Friday, December 6, 2013

Decemberzegels 2013 [Postage Stamp Stories: A Series]

Postage stamps tell us stories.  Sometimes these stories are told through symbols of the nation.  Sometimes these stories are captured in photographs.  Sometimes the stories of the stamps coincide with the content of the mail.  

As I live in the Netherlands, I find stories in the postage stamps.  My husband collected stamps when he was younger, and those have unique stories as well.  The focus of this series will be on learning Dutch culture and history through postage stamps.


Today we received our first Christmas/holiday card of the season!

Sinterklaas festivities were yesterday with pakjesavond - when kids received their gifts at home.  My husband, sister-in-law, brother-in-law, and some friends went to the theater in Rotterdam to see a performance of Harrie en Twee Meesters by Jon Van Eerd, and we definitely noticed that there were a lot of the ... shall we say, older generation ... there.  So many other adults of the middle generation :) were home with their families.
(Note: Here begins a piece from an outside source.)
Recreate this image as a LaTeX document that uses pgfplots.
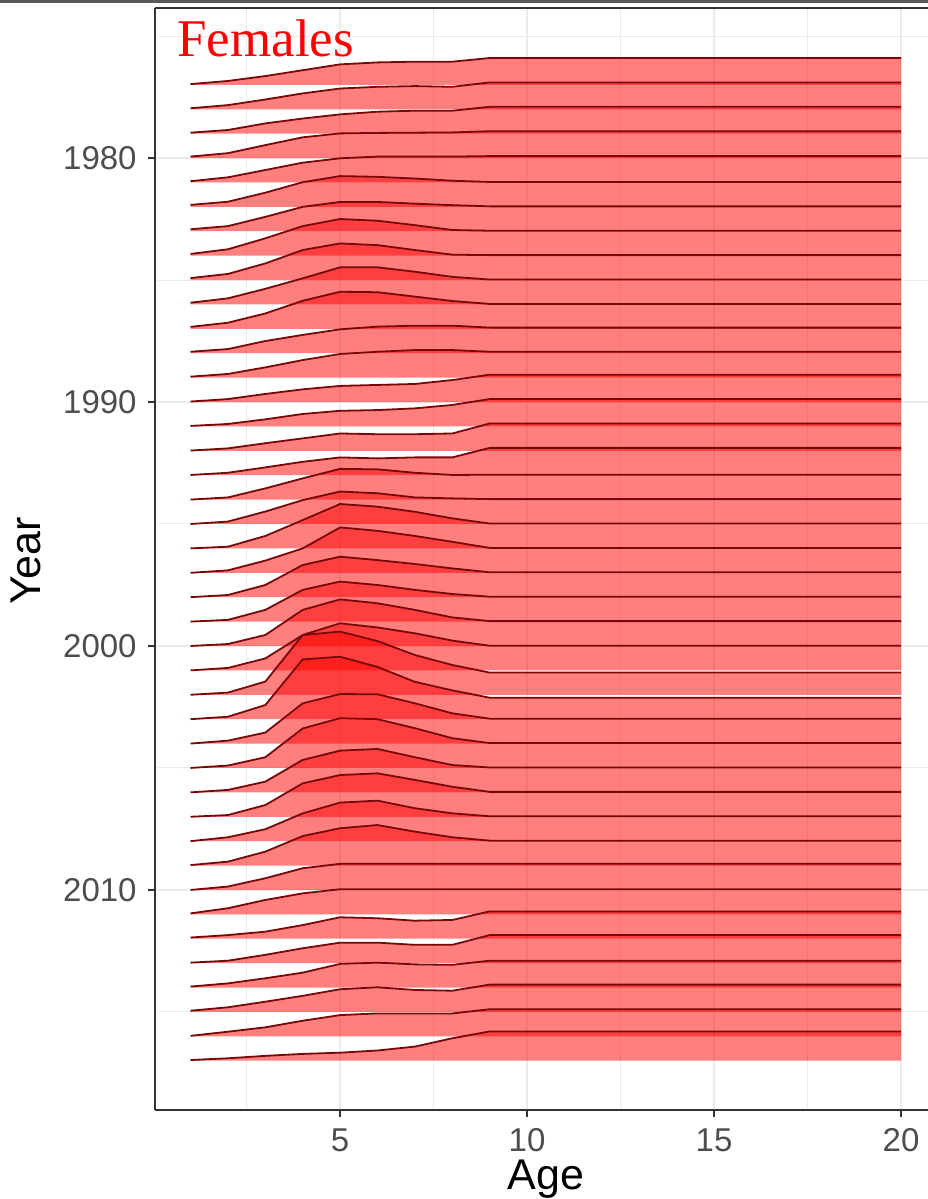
\documentclass[border=0pt]{standalone}
\usepackage{fontspec}
\setmainfont{Liberation Sans}
\newfontfamily\seriffont{Liberation Serif}
\usepackage{pgfplots}
\usepackage{pgfplotstable}
\pgfplotsset{compat=1.18}
\usetikzlibrary{calc}
\definecolor{ridgeline}{RGB}{120,8,8}
\definecolor{gridc}{RGB}{235,235,235}
\definecolor{borderc}{RGB}{51,51,51}
\definecolor{tickc}{RGB}{77,77,77}

% rows: age; columns: height of each year's ridge (in years)
\pgfplotstableread{
age y1977 y1978 y1979 y1980 y1981 y1982 y1983 y1984 y1985 y1986 y1987 y1988 y1989 y1990 y1991 y1992 y1993 y1994 y1995 y1996 y1997 y1998 y1999 y2000 y2001 y2002 y2003 y2004 y2005 y2006 y2007 y2008 y2009 y2010 y2011 y2012 y2013 y2014 y2015 y2016 y2017
1 0.03 0.04 0.04 0.06 0.05 0.08 0.08 0.07 0.08 0.07 0.08 0.06 0.04 0.02 0.02 0.01 0.01 0 0 0 0 0 0 0 0 0 0 0 0 0 0 0 0.02 0 0.04 0.05 0.02 0.04 0.05 0.02 0.03
2 0.16 0.17 0.15 0.20 0.21 0.21 0.21 0.26 0.25 0.25 0.25 0.17 0.15 0.12 0.10 0.10 0.10 0.09 0.10 0.07 0.10 0.09 0.07 0.08 0.10 0.09 0.10 0.12 0.10 0.10 0.07 0.16 0.16 0.14 0.25 0.15 0.10 0.17 0.19 0.19 0.10
3 0.36 0.40 0.42 0.53 0.51 0.58 0.59 0.71 0.68 0.64 0.63 0.50 0.42 0.33 0.29 0.31 0.32 0.46 0.51 0.51 0.50 0.50 0.48 0.45 0.49 0.54 0.58 0.45 0.44 0.44 0.48 0.49 0.57 0.48 0.59 0.29 0.34 0.38 0.42 0.37 0.20
4 0.60 0.65 0.62 0.85 0.81 1.01 1.00 1.21 1.23 1.07 1.15 0.75 0.72 0.52 0.51 0.51 0.55 0.87 0.98 1.16 1.00 1.32 1.30 1.48 1.45 2.45 2.45 1.65 1.62 1.33 1.37 1.14 1.21 0.89 0.86 0.56 0.61 0.61 0.66 0.64 0.28
5 0.84 0.85 0.79 1.01 0.99 1.26 1.20 1.50 1.50 1.52 1.52 0.98 0.97 0.66 0.64 0.71 0.73 1.26 1.33 1.82 1.86 1.66 1.64 1.91 1.93 2.59 2.56 2.03 2.04 1.71 1.71 1.58 1.53 1.07 1.03 0.88 0.84 0.97 0.93 0.87 0.33
6 0.92 0.92 0.90 1.03 1.06 1.23 1.20 1.43 1.43 1.52 1.50 1.09 1.06 0.70 0.67 0.68 0.69 1.24 1.26 1.71 1.72 1.52 1.50 1.75 1.76 2.20 2.14 2.02 2.00 1.78 1.78 1.66 1.66 1.07 1.03 0.84 0.84 1.02 1.01 0.94 0.42
7 0.95 0.95 0.94 1.04 1.06 1.16 1.13 1.25 1.23 1.34 1.32 1.13 1.13 0.74 0.74 0.68 0.73 1.10 1.09 1.50 1.51 1.36 1.30 1.48 1.52 1.63 1.53 1.65 1.63 1.44 1.51 1.35 1.39 1.07 1.03 0.74 0.75 0.95 0.90 0.94 0.58
8 0.95 0.92 0.94 1.05 1.06 1.07 1.07 1.05 1.04 1.13 1.14 1.13 1.13 0.90 0.88 0.71 0.73 1.01 1.05 1.23 1.27 1.18 1.13 1.17 1.22 1.22 1.18 1.24 1.22 1.12 1.23 1.14 1.16 1.07 1.03 0.77 0.75 0.93 0.87 0.94 0.92
9 1.10 1.10 1.10 1.10 1.08 1.02 1.02 1.02 1.02 1.02 1.02 1.05 1.06 1.12 1.12 1.12 1.12 1.02 1.02 1.02 1.02 1.02 1.02 1.02 1.01 0.91 0.88 1.02 1.02 1.02 1.02 1.02 1.02 1.07 1.03 1.12 1.15 1.10 1.12 1.11 1.20
20 1.10 1.10 1.10 1.10 1.08 1.02 1.02 1.02 1.02 1.02 1.02 1.05 1.06 1.12 1.12 1.12 1.12 1.02 1.02 1.02 1.02 1.02 1.02 1.02 1.01 0.91 0.88 1.02 1.02 1.02 1.02 1.02 1.02 1.07 1.03 1.12 1.15 1.10 1.12 1.11 1.20
20 0 0 0 0 0 0 0 0 0 0 0 0 0 0 0 0 0 0 0 0 0 0 0 0 0 0 0 0 0 0 0 0 0 0 0 0 0 0 0 0 0
1 0 0 0 0 0 0 0 0 0 0 0 0 0 0 0 0 0 0 0 0 0 0 0 0 0 0 0 0 0 0 0 0 0 0 0 0 0 0 0 0 0
}\ridges

\begin{document}
\begin{tikzpicture}
\begin{axis}[
  scale only axis, width=386.5pt, height=551pt,
  xmin=0.05, xmax=20.72, ymin=1973.85, ymax=2019.02, y dir=reverse,
  clip mode=individual,
  axis x line*=box, axis y line*=left,
  axis line style={borderc, line width=1pt, -},
  xtick={5,10,15,20}, minor xtick={2.5,7.5,12.5,17.5},
  ytick={1980,1990,2000,2010}, minor ytick={1975,1985,1995,2005,2015},
  xtick pos=bottom, ytick pos=left,
  tick align=outside, major tick length=3.5pt, minor tick length=0pt,
  every tick/.style={borderc, line width=1pt},
  grid=both,
  major grid style={gridc, line width=1pt},
  minor grid style={gridc, line width=0.5pt},
  /pgf/number format/assume math mode=true,
  /pgf/number format/1000 sep={},
  tick label style={font=\fontsize{16.5}{18}\selectfont, text=tickc, inner sep=0pt},
  xticklabel style={anchor=north, yshift=-5.5pt},
  yticklabel style={anchor=east, xshift=-5.5pt},
]
\pgfplotsinvokeforeach{1977,1978,1979,1980,1981,1982,1983,1984,1985,1986,1987,1988,1989,1990,1991,1992,1993,1994,1995,1996,1997,1998,1999,2000,2001,2002,2003,2004,2005,2006,2007,2008,2009,2010,2011,2012,2013,2014,2015,2016,2017}{
  \addplot[draw=none, fill=red, fill opacity=0.5, forget plot]
    table[x=age, y expr={#1-\thisrow{y#1}}] {\ridges};
}
\pgfplotsinvokeforeach{1977,1978,1979,1980,1981,1982,1983,1984,1985,1986,1987,1988,1989,1990,1991,1992,1993,1994,1995,1996,1997,1998,1999,2000,2001,2002,2003,2004,2005,2006,2007,2008,2009,2010,2011,2012,2013,2014,2015,2016,2017}{
  \addplot[ridgeline, line width=0.9pt, line join=round, mark=none, forget plot,
           skip coords between index={10}{12}]
    table[x=age, y expr={#1-\thisrow{y#1}}] {\ridges};
}
\node[anchor=base west, inner sep=0pt, text=red,
      font=\seriffont\fontsize{26.5}{28}\selectfont] at (axis cs:0.64,1975.85) {Females};
\coordinate (pbl) at (axis cs:0.05,2019.02);
\coordinate (ptr) at (axis cs:20.72,1973.85);
\coordinate (agepos) at (axis cs:10.5,2019.02);
\coordinate (yearpos) at (axis cs:0.05,1996.5);
\end{axis}
\node[anchor=base, inner sep=0pt, font=\fontsize{21.5}{24}\selectfont]
  at ($(agepos)+(0,-39.5pt)$) {Age};
\node[anchor=center, inner sep=0pt, font=\fontsize{21.5}{24}\selectfont, rotate=90]
  at ($(yearpos)+(-64.5pt,0)$) {Year};
\pgfresetboundingbox
\path[use as bounding box] ($(pbl)+(-77.5pt,-44.5pt)$) rectangle ($(ptr)+(0,4pt)$);
\draw[color=black!65, line width=1.4pt] ($(pbl|-ptr)+(-77.5pt,3.3pt)$) -- ($(ptr)+(0,3.3pt)$);
\end{tikzpicture}
\end{document}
I've not ventured into the wide world beyond my language school, but I'm going to guess that activities have tapered off now that Sinterklaas is over.  Of course, there was a big push for buying gifts, especially for kids, with the stores in the center open later 2 extra nights this week.

The stamp that was on our envelope is found in the second row, first column.  I like the "cuteness" of these stamps and the hand-drawn design.  If I could, I would buy nice stamps and never actually use them! (which I did for a while in the US, then realized I could actually use the postage.)

These stamps tell so much about Dutch culture, just in tiny glimpses.  Here are my stream-of-consciousness reflections on these stamps.

The houses look so gezellig with their lights glowing from the inside.


Fireworks are set off each New Year's Eve, and the noise is nearly constant for at least thirty minutes.  The year before last, my now-husband showed me the fireworks in his parents' neighborhood via Skype.  The flashes of light were nearly nonstop!


Ice skating is a common Dutch activity, and when it gets cold, people keep track of the ice in case the Eleven Cities' Tour (elfstedentocht) can be held.  I can't even imagine training for such an event in the hopes it occurs within your lifetime!

A few folks on our street have dogs, so they are often walking them during the day.  I think walking a dog would be a great way to meet people and make conversation, but walking the dog outside in the rain does not sound pleasant to me! 

Hmm...apparently mistletoe might actually be a thing here! Pucker up! (Did you know the mistletoe plant is a parasite?)

The tall building on the right reminds me of the Westerkerk tower in Amsterdam.

March 2012

When it comes time to deliver the mail, yes, the post-people really do use their bikes.  Usually our mail comes during the day, and the person walks past and pushes it into our mail slot in our door.  If we want to mail something, we can go around the corner and drop it into the "local" or "out of town" mailbox equivalents.  Otherwise, the nearest location to purchase postage is in a convenience store in the train station!